| Your instructions |
Return the lines where the word "this" occurs.

* * *

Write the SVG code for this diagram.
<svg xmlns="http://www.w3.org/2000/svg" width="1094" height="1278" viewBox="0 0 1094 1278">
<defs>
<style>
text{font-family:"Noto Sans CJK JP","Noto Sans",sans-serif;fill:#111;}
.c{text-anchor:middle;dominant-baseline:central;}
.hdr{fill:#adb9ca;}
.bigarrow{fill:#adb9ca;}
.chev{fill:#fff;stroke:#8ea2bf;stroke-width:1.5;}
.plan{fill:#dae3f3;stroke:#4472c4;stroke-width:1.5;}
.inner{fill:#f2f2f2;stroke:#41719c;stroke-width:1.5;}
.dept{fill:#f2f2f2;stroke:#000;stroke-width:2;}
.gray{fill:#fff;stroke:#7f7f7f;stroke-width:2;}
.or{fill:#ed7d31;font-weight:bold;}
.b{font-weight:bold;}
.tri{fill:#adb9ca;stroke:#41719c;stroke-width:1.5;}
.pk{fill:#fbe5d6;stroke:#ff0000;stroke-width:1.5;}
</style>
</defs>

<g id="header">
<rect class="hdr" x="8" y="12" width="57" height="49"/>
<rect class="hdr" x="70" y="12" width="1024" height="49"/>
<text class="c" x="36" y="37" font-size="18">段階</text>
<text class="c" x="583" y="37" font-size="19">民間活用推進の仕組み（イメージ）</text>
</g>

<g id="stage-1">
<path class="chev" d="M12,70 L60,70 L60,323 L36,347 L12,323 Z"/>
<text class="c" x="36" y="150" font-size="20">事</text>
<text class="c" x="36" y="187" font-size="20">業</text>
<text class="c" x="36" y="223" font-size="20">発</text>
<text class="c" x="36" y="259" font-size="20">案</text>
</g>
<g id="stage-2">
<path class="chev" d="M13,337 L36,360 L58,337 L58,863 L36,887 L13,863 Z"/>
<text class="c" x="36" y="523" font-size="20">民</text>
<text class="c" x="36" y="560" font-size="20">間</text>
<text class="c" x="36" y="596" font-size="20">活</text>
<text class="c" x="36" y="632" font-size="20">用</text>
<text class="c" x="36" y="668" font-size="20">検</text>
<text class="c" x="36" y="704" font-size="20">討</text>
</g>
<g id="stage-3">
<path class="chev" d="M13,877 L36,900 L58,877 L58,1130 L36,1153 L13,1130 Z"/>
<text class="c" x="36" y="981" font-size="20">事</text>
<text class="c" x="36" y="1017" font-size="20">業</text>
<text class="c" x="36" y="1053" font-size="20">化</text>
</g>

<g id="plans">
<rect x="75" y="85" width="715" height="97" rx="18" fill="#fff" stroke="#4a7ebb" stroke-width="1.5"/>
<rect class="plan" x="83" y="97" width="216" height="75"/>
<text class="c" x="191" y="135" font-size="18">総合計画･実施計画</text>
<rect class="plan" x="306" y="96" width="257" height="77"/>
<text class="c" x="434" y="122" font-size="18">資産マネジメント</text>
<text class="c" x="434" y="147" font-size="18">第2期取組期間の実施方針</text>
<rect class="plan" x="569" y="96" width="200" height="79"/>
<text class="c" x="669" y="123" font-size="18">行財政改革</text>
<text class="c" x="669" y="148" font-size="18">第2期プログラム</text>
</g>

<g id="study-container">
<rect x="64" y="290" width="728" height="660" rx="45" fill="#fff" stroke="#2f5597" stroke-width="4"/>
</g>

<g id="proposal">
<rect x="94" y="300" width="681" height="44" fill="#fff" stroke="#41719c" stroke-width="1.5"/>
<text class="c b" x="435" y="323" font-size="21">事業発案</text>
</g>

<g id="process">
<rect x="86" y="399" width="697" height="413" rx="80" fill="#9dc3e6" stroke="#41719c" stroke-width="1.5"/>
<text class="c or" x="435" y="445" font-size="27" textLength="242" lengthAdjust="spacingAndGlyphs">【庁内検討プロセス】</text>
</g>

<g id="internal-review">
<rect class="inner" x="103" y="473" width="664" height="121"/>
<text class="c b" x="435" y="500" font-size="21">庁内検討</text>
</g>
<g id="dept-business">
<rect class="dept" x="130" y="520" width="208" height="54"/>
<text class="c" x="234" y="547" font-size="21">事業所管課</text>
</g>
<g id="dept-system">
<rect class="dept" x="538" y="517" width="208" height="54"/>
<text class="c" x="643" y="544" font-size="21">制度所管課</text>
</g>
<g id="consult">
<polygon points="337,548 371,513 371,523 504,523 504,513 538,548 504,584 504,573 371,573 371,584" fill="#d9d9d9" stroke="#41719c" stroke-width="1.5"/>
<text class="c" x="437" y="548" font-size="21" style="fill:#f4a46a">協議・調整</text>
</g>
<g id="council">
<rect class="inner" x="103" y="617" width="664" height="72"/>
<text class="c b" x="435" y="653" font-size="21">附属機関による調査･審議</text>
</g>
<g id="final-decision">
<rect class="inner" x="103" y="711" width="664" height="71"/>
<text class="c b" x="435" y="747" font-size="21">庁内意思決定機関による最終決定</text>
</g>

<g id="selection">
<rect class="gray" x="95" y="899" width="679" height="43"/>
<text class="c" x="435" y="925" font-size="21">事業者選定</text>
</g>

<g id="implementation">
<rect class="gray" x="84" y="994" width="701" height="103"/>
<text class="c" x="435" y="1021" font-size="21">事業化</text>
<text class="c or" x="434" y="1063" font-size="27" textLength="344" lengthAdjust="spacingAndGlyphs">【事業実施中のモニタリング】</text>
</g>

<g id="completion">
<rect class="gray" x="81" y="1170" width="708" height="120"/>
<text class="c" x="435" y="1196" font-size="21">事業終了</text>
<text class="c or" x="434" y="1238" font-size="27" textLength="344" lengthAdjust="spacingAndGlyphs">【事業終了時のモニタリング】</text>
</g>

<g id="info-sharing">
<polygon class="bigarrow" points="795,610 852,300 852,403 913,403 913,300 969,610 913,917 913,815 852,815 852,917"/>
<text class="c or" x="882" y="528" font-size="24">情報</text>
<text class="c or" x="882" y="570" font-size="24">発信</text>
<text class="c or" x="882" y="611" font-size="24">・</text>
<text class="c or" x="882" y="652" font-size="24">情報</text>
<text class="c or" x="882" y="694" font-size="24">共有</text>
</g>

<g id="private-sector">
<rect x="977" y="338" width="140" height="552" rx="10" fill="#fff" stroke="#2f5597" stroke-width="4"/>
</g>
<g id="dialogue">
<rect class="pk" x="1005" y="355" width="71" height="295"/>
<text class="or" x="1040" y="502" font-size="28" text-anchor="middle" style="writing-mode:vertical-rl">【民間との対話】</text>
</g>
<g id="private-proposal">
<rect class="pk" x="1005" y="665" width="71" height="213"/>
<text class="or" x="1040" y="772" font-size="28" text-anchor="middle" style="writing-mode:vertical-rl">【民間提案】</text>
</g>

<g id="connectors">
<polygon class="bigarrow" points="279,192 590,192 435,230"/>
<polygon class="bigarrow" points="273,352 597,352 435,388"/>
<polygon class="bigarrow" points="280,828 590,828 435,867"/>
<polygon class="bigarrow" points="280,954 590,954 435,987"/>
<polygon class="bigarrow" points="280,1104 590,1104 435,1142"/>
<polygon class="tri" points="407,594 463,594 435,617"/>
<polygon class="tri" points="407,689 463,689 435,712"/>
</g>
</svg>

* * *

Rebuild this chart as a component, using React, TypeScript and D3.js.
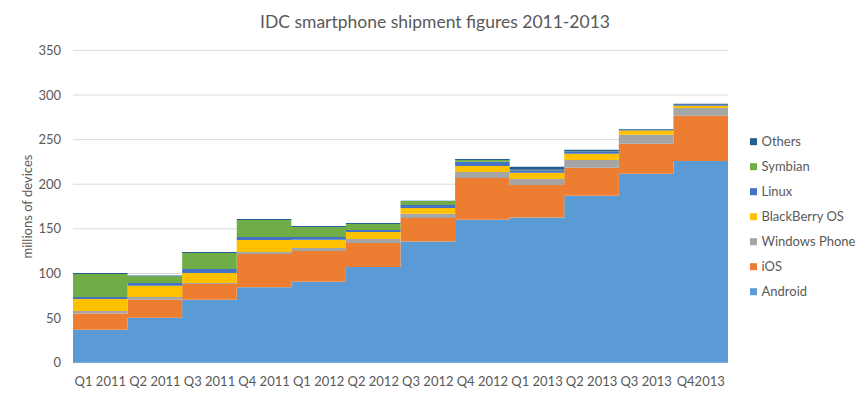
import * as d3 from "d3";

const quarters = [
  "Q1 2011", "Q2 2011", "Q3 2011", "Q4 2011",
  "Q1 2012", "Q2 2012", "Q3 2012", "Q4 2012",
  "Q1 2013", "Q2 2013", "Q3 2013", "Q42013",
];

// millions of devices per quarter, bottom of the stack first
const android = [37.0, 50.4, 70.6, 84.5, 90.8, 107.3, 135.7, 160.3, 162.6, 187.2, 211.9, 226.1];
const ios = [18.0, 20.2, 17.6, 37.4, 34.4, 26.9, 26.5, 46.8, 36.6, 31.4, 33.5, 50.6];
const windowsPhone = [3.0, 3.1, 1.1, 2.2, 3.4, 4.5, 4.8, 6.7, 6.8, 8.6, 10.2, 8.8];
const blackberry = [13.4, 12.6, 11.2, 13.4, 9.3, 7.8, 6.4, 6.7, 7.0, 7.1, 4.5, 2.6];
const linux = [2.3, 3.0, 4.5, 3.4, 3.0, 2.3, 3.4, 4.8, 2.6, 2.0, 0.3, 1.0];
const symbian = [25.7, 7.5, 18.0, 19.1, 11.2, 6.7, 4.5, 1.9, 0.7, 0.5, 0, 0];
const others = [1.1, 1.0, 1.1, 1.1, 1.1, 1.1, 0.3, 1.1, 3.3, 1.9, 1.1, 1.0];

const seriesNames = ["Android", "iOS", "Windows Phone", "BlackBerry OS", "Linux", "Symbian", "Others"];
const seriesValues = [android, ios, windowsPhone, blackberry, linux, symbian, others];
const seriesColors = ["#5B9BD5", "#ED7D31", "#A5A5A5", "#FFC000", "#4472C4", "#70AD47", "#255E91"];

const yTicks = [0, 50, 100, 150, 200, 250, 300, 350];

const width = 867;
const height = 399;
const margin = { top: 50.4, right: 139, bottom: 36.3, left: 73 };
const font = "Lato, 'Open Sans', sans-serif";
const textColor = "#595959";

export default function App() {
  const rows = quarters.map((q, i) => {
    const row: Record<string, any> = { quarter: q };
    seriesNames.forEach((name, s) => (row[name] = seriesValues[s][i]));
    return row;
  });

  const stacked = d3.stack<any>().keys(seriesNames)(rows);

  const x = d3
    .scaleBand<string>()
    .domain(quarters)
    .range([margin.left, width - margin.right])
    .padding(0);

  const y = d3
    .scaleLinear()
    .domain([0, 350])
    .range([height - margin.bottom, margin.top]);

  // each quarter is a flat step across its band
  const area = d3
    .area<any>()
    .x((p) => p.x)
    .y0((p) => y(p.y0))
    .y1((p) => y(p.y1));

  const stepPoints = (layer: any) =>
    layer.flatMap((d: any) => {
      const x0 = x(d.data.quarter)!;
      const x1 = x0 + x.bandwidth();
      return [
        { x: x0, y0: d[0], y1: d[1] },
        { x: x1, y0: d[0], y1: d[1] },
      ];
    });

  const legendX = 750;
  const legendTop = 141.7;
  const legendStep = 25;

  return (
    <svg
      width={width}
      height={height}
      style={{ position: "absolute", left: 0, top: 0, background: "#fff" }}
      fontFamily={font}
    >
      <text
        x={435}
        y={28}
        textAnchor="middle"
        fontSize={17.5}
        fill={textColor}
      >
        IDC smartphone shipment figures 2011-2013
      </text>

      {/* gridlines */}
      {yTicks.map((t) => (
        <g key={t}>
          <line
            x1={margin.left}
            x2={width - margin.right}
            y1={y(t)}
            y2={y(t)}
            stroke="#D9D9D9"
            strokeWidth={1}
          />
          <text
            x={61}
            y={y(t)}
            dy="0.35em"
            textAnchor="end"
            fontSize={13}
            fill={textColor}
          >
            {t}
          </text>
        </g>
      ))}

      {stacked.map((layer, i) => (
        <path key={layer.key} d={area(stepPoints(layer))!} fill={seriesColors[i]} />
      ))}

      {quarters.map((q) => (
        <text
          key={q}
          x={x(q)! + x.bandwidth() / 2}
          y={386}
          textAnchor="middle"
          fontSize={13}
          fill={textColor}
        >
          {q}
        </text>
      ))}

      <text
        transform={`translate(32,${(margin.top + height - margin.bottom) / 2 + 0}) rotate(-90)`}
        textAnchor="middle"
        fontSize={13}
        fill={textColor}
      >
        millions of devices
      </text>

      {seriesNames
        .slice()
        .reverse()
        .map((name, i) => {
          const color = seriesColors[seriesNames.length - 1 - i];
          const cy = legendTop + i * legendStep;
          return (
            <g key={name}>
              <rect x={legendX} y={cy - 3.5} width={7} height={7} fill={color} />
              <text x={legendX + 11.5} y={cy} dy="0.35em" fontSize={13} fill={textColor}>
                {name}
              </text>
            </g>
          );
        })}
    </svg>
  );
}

* * *

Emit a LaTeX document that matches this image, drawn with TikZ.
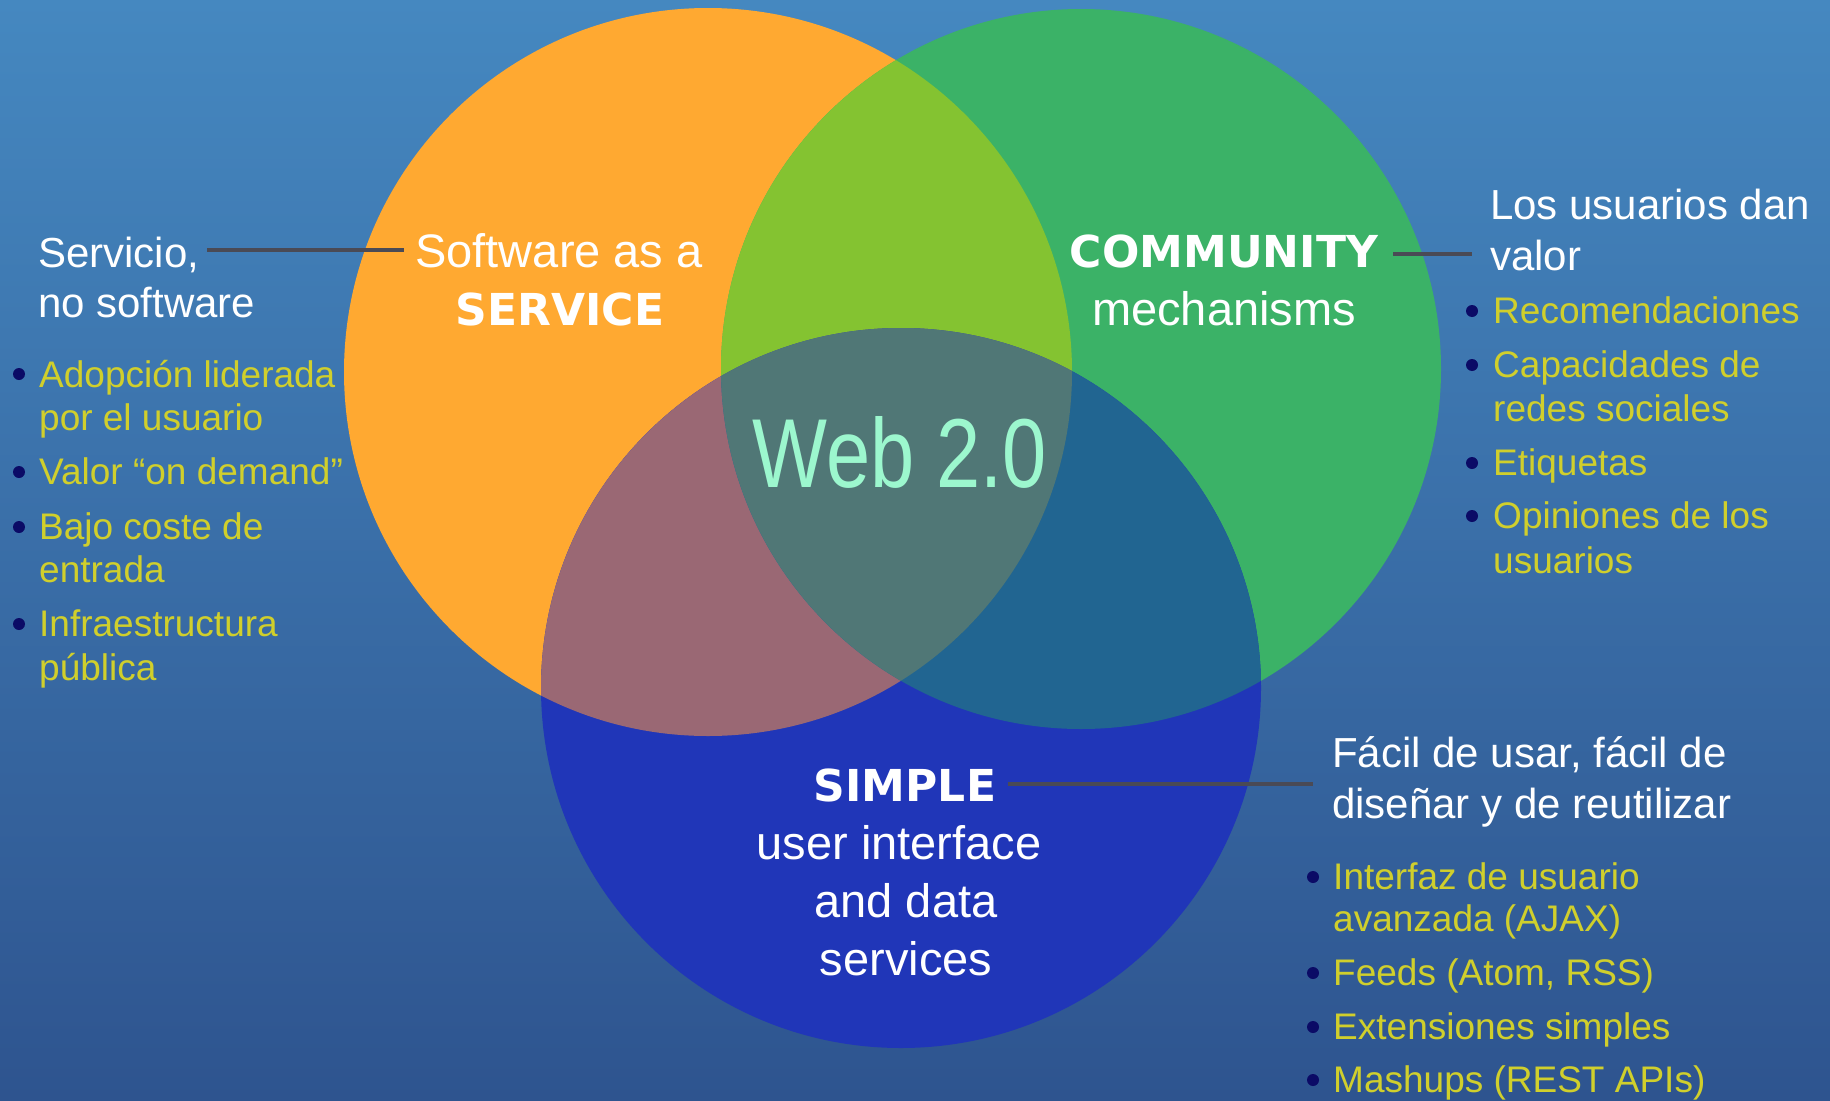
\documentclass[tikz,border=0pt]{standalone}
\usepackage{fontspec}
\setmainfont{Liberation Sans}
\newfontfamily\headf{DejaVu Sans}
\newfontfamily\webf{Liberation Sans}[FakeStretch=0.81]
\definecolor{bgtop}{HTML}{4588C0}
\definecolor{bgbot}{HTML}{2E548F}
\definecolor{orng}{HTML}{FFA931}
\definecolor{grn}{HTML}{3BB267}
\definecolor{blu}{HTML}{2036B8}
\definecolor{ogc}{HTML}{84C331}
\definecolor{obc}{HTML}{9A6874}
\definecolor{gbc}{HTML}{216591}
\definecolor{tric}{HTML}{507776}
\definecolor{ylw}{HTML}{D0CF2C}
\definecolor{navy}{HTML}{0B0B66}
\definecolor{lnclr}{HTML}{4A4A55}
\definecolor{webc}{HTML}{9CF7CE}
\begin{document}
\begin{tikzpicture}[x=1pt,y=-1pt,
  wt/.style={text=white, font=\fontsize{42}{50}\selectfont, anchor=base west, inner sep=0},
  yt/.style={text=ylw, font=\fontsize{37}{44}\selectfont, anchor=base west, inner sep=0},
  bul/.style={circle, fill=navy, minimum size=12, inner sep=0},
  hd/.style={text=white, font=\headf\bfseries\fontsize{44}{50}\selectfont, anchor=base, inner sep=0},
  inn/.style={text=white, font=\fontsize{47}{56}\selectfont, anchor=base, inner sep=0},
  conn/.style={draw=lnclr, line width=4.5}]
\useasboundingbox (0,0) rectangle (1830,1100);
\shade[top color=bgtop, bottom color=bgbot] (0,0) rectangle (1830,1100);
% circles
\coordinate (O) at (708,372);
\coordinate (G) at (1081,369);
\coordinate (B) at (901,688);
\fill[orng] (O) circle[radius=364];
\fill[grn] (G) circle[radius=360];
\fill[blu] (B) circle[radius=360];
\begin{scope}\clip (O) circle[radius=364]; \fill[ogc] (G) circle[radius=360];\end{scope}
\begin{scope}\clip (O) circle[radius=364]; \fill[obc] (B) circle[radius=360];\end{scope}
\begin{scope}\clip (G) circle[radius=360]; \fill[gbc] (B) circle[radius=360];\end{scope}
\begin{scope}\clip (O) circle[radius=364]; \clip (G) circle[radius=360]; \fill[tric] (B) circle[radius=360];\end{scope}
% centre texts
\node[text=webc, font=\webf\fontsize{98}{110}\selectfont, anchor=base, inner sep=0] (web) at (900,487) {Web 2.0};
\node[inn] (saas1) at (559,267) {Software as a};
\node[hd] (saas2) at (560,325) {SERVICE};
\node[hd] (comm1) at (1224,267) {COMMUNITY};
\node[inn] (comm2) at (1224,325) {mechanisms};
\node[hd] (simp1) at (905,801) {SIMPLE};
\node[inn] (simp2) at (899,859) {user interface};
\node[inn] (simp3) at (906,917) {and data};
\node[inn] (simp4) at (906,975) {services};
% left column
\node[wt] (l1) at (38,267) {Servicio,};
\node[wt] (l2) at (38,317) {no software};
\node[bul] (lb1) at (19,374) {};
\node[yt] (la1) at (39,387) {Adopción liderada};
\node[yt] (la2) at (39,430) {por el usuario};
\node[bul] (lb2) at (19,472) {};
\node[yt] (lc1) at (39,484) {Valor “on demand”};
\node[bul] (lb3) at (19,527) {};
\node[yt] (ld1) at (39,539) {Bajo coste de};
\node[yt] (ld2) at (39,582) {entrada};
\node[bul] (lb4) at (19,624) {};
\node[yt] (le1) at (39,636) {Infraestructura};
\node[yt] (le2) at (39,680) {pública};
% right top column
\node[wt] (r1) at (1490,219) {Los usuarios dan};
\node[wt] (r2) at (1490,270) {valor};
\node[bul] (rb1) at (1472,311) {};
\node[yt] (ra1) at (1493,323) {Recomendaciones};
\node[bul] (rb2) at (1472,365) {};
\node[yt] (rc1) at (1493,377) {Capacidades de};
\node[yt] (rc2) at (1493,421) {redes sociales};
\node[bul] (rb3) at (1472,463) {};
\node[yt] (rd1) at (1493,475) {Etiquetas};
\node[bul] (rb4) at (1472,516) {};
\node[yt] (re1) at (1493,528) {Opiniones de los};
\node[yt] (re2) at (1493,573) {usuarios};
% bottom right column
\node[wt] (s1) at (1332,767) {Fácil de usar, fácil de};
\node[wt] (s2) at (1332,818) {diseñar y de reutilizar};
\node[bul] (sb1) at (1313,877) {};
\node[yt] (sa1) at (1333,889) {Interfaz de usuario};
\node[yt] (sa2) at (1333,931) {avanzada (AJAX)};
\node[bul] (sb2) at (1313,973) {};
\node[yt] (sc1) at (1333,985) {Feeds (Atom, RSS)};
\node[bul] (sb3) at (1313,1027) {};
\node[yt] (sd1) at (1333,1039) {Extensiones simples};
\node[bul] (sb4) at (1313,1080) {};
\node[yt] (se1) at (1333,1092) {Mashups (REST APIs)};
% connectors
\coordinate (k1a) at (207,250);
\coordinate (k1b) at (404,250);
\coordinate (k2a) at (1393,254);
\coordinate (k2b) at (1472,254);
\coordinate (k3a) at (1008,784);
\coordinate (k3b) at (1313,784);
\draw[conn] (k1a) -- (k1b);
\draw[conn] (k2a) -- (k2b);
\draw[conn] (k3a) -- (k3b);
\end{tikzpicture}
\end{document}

* * *

| Solution below |
Write the SVG code for this diagram.
Rebuild this chart as a component, using React, TypeScript and D3.js.
Emit a LaTeX document that matches this image, drawn with TikZ.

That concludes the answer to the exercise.